Measurement of hCG (human chorionic gonadotropin) in blood or urine is used mainly in the determination of pregnancy.
In a healthcare setting, urine samples are the preferred choice and they are tested for hCG using a qualitative point-of-care (POC) device. Urine hCG POC tests generally have low false-negative rates. However, sometimes qualitative hCG tests may not be sensitive enough to detect very early pregnancy. A study published in medical journal JAMA in 2001 reported that although POC tests routinely claim a “99% detection rate”, their sensitivity in detecting pregnancy at 1 week actually ranges only up to 97%.
False-negative hCG POC results can prove disastrous if the pregnant woman is in emergency care and is subjected to treatments that may harm the fetus. Experts point out that clinical labs have an important role in preventing errors in hCG POC reporting.

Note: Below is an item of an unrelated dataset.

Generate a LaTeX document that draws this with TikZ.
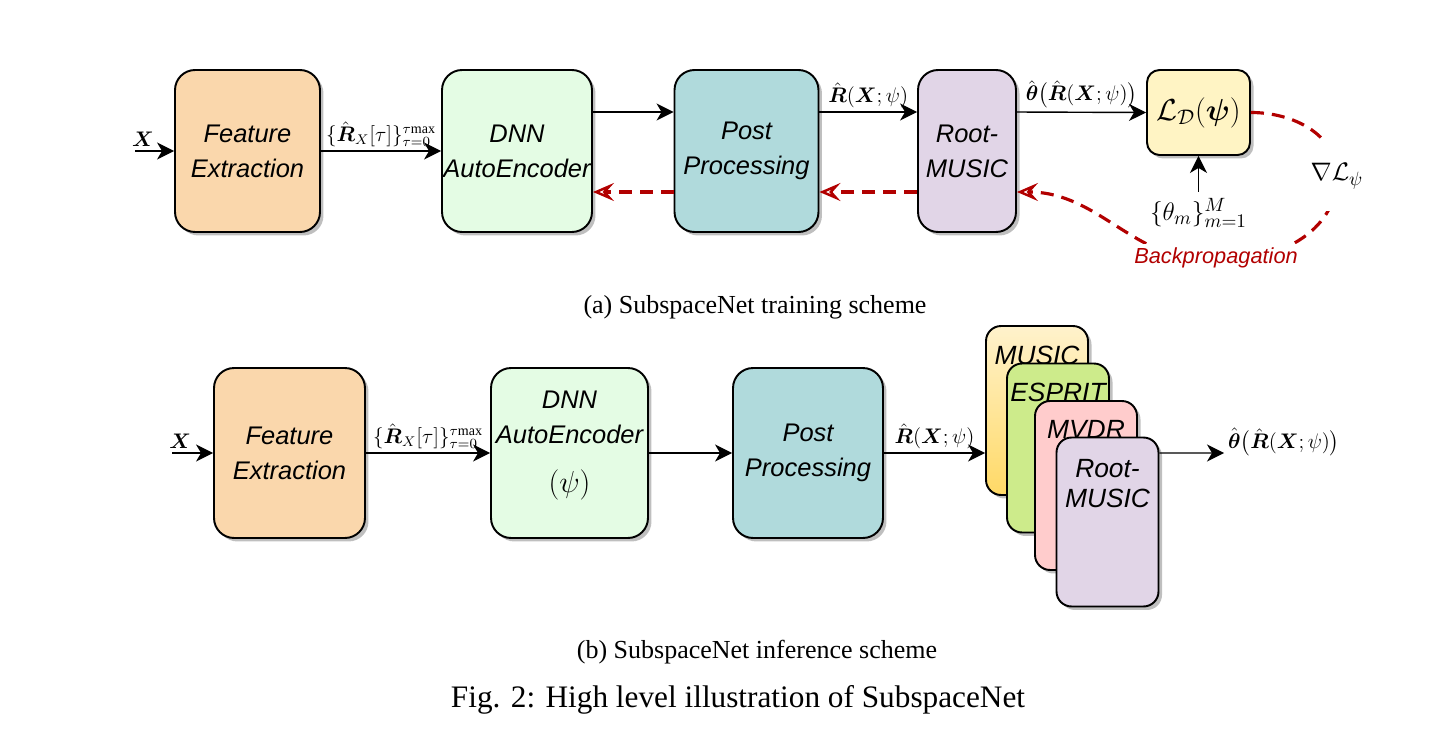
\documentclass[tikz,border=0pt]{standalone}
\usepackage{amsmath}
\usepackage{fontspec}
\setmainfont{Liberation Serif}
\setsansfont{Liberation Sans}
\usetikzlibrary{arrows.meta,shadows}
\definecolor{featfill}{HTML}{FAD7AC}
\definecolor{dnnfill}{HTML}{E4FCE4}
\definecolor{postfill}{HTML}{B0DADC}
\definecolor{rootfill}{HTML}{E1D5E7}
\definecolor{lossfill}{HTML}{FFF4C4}
\definecolor{musictop}{HTML}{FFF2CC}
\definecolor{musicbot}{HTML}{FFD966}
\definecolor{espritfill}{HTML}{CDEB8B}
\definecolor{mvdrfill}{HTML}{FFCCCC}
\definecolor{bpred}{HTML}{B20000}
\begin{document}
\begin{tikzpicture}[x=0.02cm,y=-0.02cm,
    block/.style={draw,line width=1.1pt,rounded corners=0.4cm,align=center,inner sep=0pt,
      font=\sffamily\itshape\fontsize{14.5}{20}\selectfont,
      drop shadow={shadow xshift=0.07cm,shadow yshift=-0.07cm,fill=black!50,opacity=0.5}},
    algo/.style={block,rounded corners=0.3cm,minimum width=2.04cm,minimum height=3.38cm},
    algolabel/.style={anchor=center,align=center,font=\sffamily\itshape\fontsize{15}{17.5}\selectfont},
    flow/.style={-{Stealth[length=0.34cm,width=0.34cm,inset=0.1cm]},line width=0.8pt},
    back/.style={-{Stealth[open,length=0.42cm,width=0.36cm,inset=0.16cm,line width=1.4pt]},
      draw=bpred,line width=1.8pt,dash pattern=on 0.26cm off 0.16cm},
    lab/.style={font=\fontsize{12}{14}\selectfont,inner sep=2pt},
    biglab/.style={font=\fontsize{15}{17}\selectfont},
    subcap/.style={font=\fontsize{14.8}{17}\selectfont}]
  \useasboundingbox (0,0) rectangle (1450,730);

  \node[block,fill=featfill,minimum width=2.9cm,minimum height=3.24cm] (fe) at (247.5,151) {Feature\\Extraction};
  \node[block,fill=dnnfill,minimum width=3.0cm,minimum height=3.24cm] (dnn) at (517,151) {DNN\\AutoEncoder};
  \node[block,fill=postfill,minimum width=2.88cm,minimum height=3.24cm] (post) at (746.5,151) {Post\\Processing};
  \node[block,fill=rootfill,minimum width=1.96cm,minimum height=3.24cm] (rm) at (967,151) {Root-\\MUSIC};
  \node[block,fill=lossfill,rounded corners=0.25cm,minimum width=2.06cm,minimum height=1.7cm,
    font=\fontsize{17}{20}\selectfont] (loss) at (1198.5,112.5) {$\mathcal{L}_{\mathcal{D}}(\boldsymbol{\psi})$};
  \node[biglab] (thetas) at (1198.5,213) {$\{\theta_m\}_{m=1}^{M}$};
  \coordinate (xin) at (135,151);
  \coordinate (gpt) at (1337,176);
  \coordinate (bpt) at (1216,262);

  \begin{scope}[flow]
    \draw (xin) -- node[lab,above,pos=0.2] {$\boldsymbol{X}$} (fe);
    \draw (fe) -- node[lab,above] {$\{\hat{\boldsymbol{R}}_X[\tau]\}_{\tau=0}^{\tau\mathrm{max}}$} (dnn);
    \draw ([yshift=0.78cm]dnn.east) -- ([yshift=0.78cm]post.west);
    \draw ([yshift=0.78cm]post.east) -- node[lab,above] {$\hat{\boldsymbol{R}}(\boldsymbol{X};\psi)$} ([yshift=0.78cm]rm.west);
    \draw ([yshift=0.78cm]rm.east) -- node[lab,above] {$\hat{\boldsymbol{\theta}}\big(\hat{\boldsymbol{R}}(\boldsymbol{X};\psi)\big)$} (loss.west);
    \draw (thetas) -- (loss.south);
  \end{scope}
  \begin{scope}[back]
    \draw ([yshift=-0.82cm]post.west) -- ([yshift=-0.82cm]dnn.east);
    \draw ([yshift=-0.82cm]rm.west) -- ([yshift=-0.82cm]post.east);
    \draw (loss.east) to[out=0,in=90] (gpt) to[out=-90,in=0] (bpt) to[out=180,in=0] ([yshift=-0.82cm]rm.east);
  \end{scope}
  \node[biglab,fill=white,inner xsep=2pt,inner ysep=0.45cm] (grad) at (gpt) {$\nabla\mathcal{L}_\psi$};
  \node[fill=white,text=bpred,inner sep=2pt,font=\sffamily\itshape\fontsize{12.4}{14}\selectfont] (bp) at (1216,258) {Backpropagation};
  \node[subcap] (capa) at (755,307) {(a) SubspaceNet training scheme};

  \node[block,fill=featfill,minimum width=3.02cm,minimum height=3.4cm] (fe2) at (289.5,453) {Feature\\Extraction};
  \node[block,fill=dnnfill,minimum width=3.14cm,minimum height=3.4cm,text depth=0.45cm] (dnn2) at (569.5,453)
    {DNN\\AutoEncoder\\[0.28cm]{\upshape\fontsize{17}{20}\selectfont$(\psi)$}};
  \node[block,fill=postfill,minimum width=3.0cm,minimum height=3.4cm] (post2) at (808,453) {Post\\Processing};
  \node[algo,top color=musictop,bottom color=musicbot,label={[algolabel,yshift=-0.6cm]north:MUSIC}] (music) at (1037,410.5) {};
  \node[algo,fill=espritfill,label={[algolabel,yshift=-0.6cm]north:ESPRIT}] (esprit) at (1058,448) {};
  \node[algo,fill=mvdrfill,label={[algolabel,yshift=-0.58cm]north:MVDR}] (mvdr) at (1086,485.5) {};
  \node[algo,fill=rootfill,label={[algolabel,yshift=-0.94cm]north:{Root-\\MUSIC}}] (rm2) at (1107.5,522) {};
  \coordinate (xin2) at (172,453);
  \coordinate (outpt) at (1224,453);

  \begin{scope}[flow]
    \draw (xin2) -- node[lab,above,pos=0.2] {$\boldsymbol{X}$} (fe2);
    \draw (fe2) -- node[lab,above] {$\{\hat{\boldsymbol{R}}_X[\tau]\}_{\tau=0}^{\tau\mathrm{max}}$} (dnn2);
    \draw (dnn2) -- (post2);
    \draw (post2) -- node[lab,above] {$\hat{\boldsymbol{R}}(\boldsymbol{X};\psi)$} (post2 -| music.west);
    \draw ([yshift=1.38cm]rm2.east) -- (outpt) node[lab,anchor=west,yshift=0.22cm] {$\hat{\boldsymbol{\theta}}\big(\hat{\boldsymbol{R}}(\boldsymbol{X};\psi)\big)$};
  \end{scope}
  \node[subcap] (capb) at (757,652) {(b) SubspaceNet inference scheme};
  \node[font=\fontsize{17.8}{20}\selectfont] (figcap) at (738,700) {Fig. 2: High level illustration of SubspaceNet};
\end{tikzpicture}
\end{document}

Challenges in Measurement of hCG
There are many reasons why POC testing can fail to detect early pregnancy:
- Some POC assays may not detect certain hCG variants as well as others
- Some POC test kits may not detect certain hCG variants at all
- Studies have found that most urine pregnancy tests have poor sensitivity for H-hCG, the hyperglycosylated form of human chorionic gonadotropin (hCG) present in early pregnancy
- Urine hCG POC tests can fail in pregnancy detection when hCG is excessively present and dilution is not performed to wash the excess hCG variant away. When in excess, the variant can bind one antibody quite well and the other not at all, resulting in a false-negative result
- High concentrations of hCGβcf saturate, the predominant form of hCG found in urine after six weeks of pregnancy, can also give rise to false negatives. This hCG variant effect prevents the development of a positive signal and generates a negative result even if intact hCG is present in the urine sample
Manufacturers of laboratory equipment, clinicians and laboratory personnel – all have a role in preventing false-negative hCG POC results. Here’s what experts recommend:
In view of the fact that uhCG testing routinely takes place at many stages of pregnancy, manufacturers should improve their equipment to minimize hCGβcf interference. Tests must be optimized to detect early and mid-stage pregnancy, and QA measures established to eliminate lot-to-lot variability.
Clinicians need to be knowledgeable about and familiar with the limitations of the specific type of uhCG POC tests that they use. They should be alert to the possibility of false-negative hCG POC results under certain circumstances so that patient care does not suffer. Getting a quantitative hCG serum measurement done in a central laboratory is a viable alternative to POC qualitative (yes/no) urine testing. In addition to being more sensitive, serum quantitative assays are not prone to inhibition by hCGβcf.
Clinical labs should know that dilution is key to an accurate test when there are high concentrations of hCG or hCGβcf. Diluting the sample would generate a positive result. Laboratorians should also evaluate and compare medical lab devices and choose the one provides sensitive analysis and is not affected by hCGβcf.